# start of Data excerpt
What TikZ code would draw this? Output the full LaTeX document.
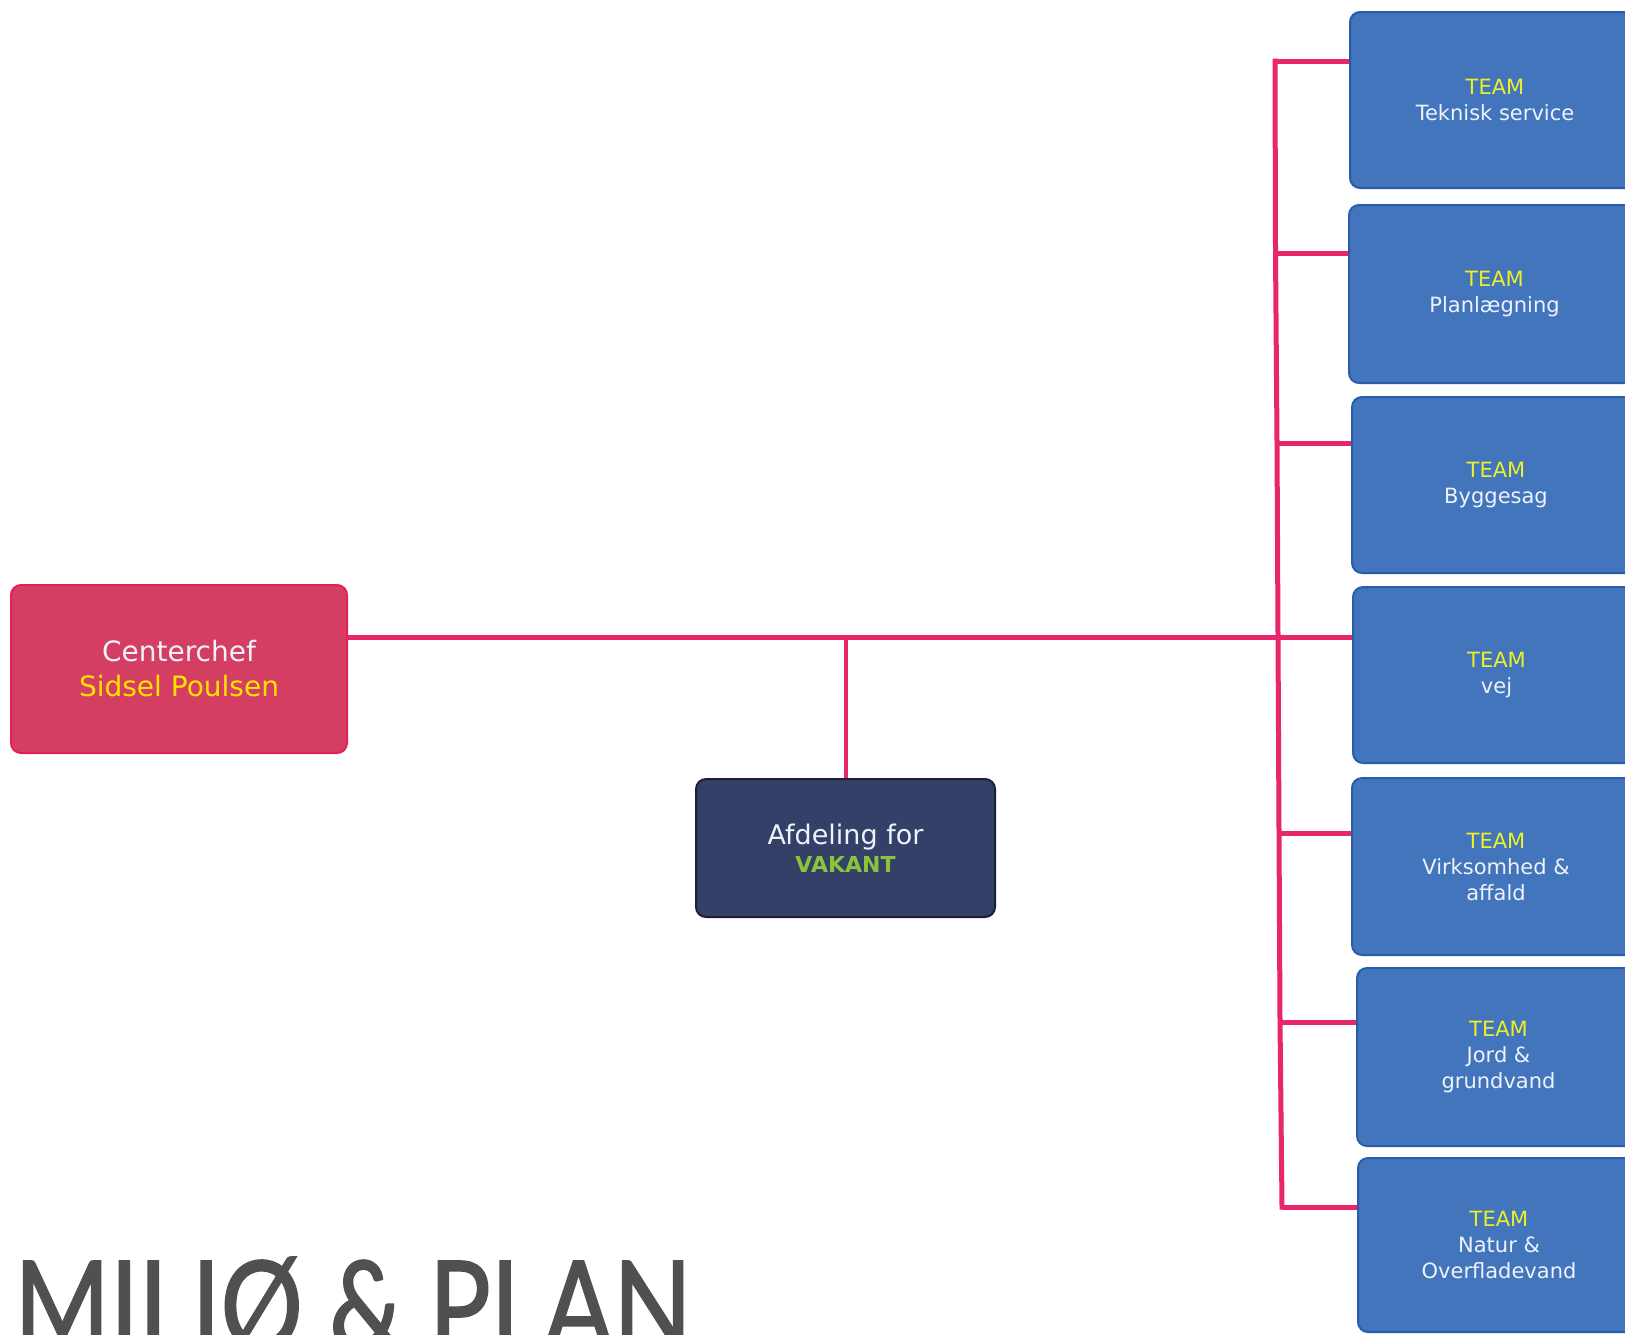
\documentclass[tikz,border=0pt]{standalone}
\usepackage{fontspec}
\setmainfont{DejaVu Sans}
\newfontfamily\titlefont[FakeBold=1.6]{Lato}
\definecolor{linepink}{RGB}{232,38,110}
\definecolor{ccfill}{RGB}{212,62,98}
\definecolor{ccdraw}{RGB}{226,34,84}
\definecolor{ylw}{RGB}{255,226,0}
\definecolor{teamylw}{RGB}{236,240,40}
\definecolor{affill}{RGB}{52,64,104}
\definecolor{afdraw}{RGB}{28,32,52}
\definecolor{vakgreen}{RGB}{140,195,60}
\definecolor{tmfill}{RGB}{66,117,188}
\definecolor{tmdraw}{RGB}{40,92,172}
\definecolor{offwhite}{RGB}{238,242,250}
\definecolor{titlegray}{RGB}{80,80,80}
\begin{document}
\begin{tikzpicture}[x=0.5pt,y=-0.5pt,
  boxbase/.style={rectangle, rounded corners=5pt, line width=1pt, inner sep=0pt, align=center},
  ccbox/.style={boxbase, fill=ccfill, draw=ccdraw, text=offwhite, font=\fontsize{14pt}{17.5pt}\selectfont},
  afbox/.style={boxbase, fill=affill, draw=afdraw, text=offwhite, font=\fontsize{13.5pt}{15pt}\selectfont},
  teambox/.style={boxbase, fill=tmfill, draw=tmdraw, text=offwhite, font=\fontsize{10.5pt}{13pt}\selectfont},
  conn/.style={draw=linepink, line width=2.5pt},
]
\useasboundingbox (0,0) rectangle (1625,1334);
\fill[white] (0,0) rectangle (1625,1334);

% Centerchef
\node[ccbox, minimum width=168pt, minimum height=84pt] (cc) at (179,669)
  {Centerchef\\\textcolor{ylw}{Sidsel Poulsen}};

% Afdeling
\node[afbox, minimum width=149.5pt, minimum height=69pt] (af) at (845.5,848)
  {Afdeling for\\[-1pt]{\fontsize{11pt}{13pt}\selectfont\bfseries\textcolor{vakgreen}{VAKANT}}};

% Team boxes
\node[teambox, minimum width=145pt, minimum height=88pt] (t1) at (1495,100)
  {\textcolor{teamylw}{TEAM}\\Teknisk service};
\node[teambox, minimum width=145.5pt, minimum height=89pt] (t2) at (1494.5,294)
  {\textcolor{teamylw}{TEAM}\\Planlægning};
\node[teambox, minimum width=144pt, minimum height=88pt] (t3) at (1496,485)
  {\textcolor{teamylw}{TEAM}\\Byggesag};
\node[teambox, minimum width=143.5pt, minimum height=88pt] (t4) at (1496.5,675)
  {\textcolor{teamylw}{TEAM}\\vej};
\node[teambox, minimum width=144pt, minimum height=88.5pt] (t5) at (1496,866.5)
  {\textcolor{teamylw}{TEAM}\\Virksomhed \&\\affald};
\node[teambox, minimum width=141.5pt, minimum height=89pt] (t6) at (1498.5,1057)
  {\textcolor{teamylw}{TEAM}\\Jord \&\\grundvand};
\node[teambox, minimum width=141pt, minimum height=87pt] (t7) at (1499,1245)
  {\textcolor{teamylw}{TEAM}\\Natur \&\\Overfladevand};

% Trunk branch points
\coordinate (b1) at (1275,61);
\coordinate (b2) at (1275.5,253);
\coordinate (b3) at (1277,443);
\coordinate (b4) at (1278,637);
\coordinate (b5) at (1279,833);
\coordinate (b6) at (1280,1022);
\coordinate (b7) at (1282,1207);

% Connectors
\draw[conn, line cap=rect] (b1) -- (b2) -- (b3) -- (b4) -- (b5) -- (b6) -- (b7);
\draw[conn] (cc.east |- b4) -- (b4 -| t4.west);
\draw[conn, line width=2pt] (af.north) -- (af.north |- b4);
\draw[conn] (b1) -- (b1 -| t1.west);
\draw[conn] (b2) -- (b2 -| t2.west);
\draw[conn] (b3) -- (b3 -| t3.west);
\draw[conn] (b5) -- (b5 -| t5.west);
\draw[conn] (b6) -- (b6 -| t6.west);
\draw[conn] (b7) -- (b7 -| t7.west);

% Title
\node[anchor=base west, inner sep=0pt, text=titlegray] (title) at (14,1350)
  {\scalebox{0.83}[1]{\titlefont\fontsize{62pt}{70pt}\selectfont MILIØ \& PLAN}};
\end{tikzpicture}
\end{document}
# end of Data excerpt
◆ Written request: Each line of the data is to be duplicated exactly; pictures stay out of the copy.

◆ Response to the task:
What TikZ code would draw this? Output the full LaTeX document.
\documentclass[tikz,border=0pt]{standalone}
\usepackage{fontspec}
\setmainfont{DejaVu Sans}
\newfontfamily\titlefont[FakeBold=1.6]{Lato}
\definecolor{linepink}{RGB}{232,38,110}
\definecolor{ccfill}{RGB}{212,62,98}
\definecolor{ccdraw}{RGB}{226,34,84}
\definecolor{ylw}{RGB}{255,226,0}
\definecolor{teamylw}{RGB}{236,240,40}
\definecolor{affill}{RGB}{52,64,104}
\definecolor{afdraw}{RGB}{28,32,52}
\definecolor{vakgreen}{RGB}{140,195,60}
\definecolor{tmfill}{RGB}{66,117,188}
\definecolor{tmdraw}{RGB}{40,92,172}
\definecolor{offwhite}{RGB}{238,242,250}
\definecolor{titlegray}{RGB}{80,80,80}
\begin{document}
\begin{tikzpicture}[x=0.5pt,y=-0.5pt,
  boxbase/.style={rectangle, rounded corners=5pt, line width=1pt, inner sep=0pt, align=center},
  ccbox/.style={boxbase, fill=ccfill, draw=ccdraw, text=offwhite, font=\fontsize{14pt}{17.5pt}\selectfont},
  afbox/.style={boxbase, fill=affill, draw=afdraw, text=offwhite, font=\fontsize{13.5pt}{15pt}\selectfont},
  teambox/.style={boxbase, fill=tmfill, draw=tmdraw, text=offwhite, font=\fontsize{10.5pt}{13pt}\selectfont},
  conn/.style={draw=linepink, line width=2.5pt},
]
\useasboundingbox (0,0) rectangle (1625,1334);
\fill[white] (0,0) rectangle (1625,1334);

% Centerchef
\node[ccbox, minimum width=168pt, minimum height=84pt] (cc) at (179,669)
  {Centerchef\\\textcolor{ylw}{Sidsel Poulsen}};

% Afdeling
\node[afbox, minimum width=149.5pt, minimum height=69pt] (af) at (845.5,848)
  {Afdeling for\\[-1pt]{\fontsize{11pt}{13pt}\selectfont\bfseries\textcolor{vakgreen}{VAKANT}}};

% Team boxes
\node[teambox, minimum width=145pt, minimum height=88pt] (t1) at (1495,100)
  {\textcolor{teamylw}{TEAM}\\Teknisk service};
\node[teambox, minimum width=145.5pt, minimum height=89pt] (t2) at (1494.5,294)
  {\textcolor{teamylw}{TEAM}\\Planlægning};
\node[teambox, minimum width=144pt, minimum height=88pt] (t3) at (1496,485)
  {\textcolor{teamylw}{TEAM}\\Byggesag};
\node[teambox, minimum width=143.5pt, minimum height=88pt] (t4) at (1496.5,675)
  {\textcolor{teamylw}{TEAM}\\vej};
\node[teambox, minimum width=144pt, minimum height=88.5pt] (t5) at (1496,866.5)
  {\textcolor{teamylw}{TEAM}\\Virksomhed \&\\affald};
\node[teambox, minimum width=141.5pt, minimum height=89pt] (t6) at (1498.5,1057)
  {\textcolor{teamylw}{TEAM}\\Jord \&\\grundvand};
\node[teambox, minimum width=141pt, minimum height=87pt] (t7) at (1499,1245)
  {\textcolor{teamylw}{TEAM}\\Natur \&\\Overfladevand};

% Trunk branch points
\coordinate (b1) at (1275,61);
\coordinate (b2) at (1275.5,253);
\coordinate (b3) at (1277,443);
\coordinate (b4) at (1278,637);
\coordinate (b5) at (1279,833);
\coordinate (b6) at (1280,1022);
\coordinate (b7) at (1282,1207);

% Connectors
\draw[conn, line cap=rect] (b1) -- (b2) -- (b3) -- (b4) -- (b5) -- (b6) -- (b7);
\draw[conn] (cc.east |- b4) -- (b4 -| t4.west);
\draw[conn, line width=2pt] (af.north) -- (af.north |- b4);
\draw[conn] (b1) -- (b1 -| t1.west);
\draw[conn] (b2) -- (b2 -| t2.west);
\draw[conn] (b3) -- (b3 -| t3.west);
\draw[conn] (b5) -- (b5 -| t5.west);
\draw[conn] (b6) -- (b6 -| t6.west);
\draw[conn] (b7) -- (b7 -| t7.west);

% Title
\node[anchor=base west, inner sep=0pt, text=titlegray] (title) at (14,1350)
  {\scalebox{0.83}[1]{\titlefont\fontsize{62pt}{70pt}\selectfont MILIØ \& PLAN}};
\end{tikzpicture}
\end{document}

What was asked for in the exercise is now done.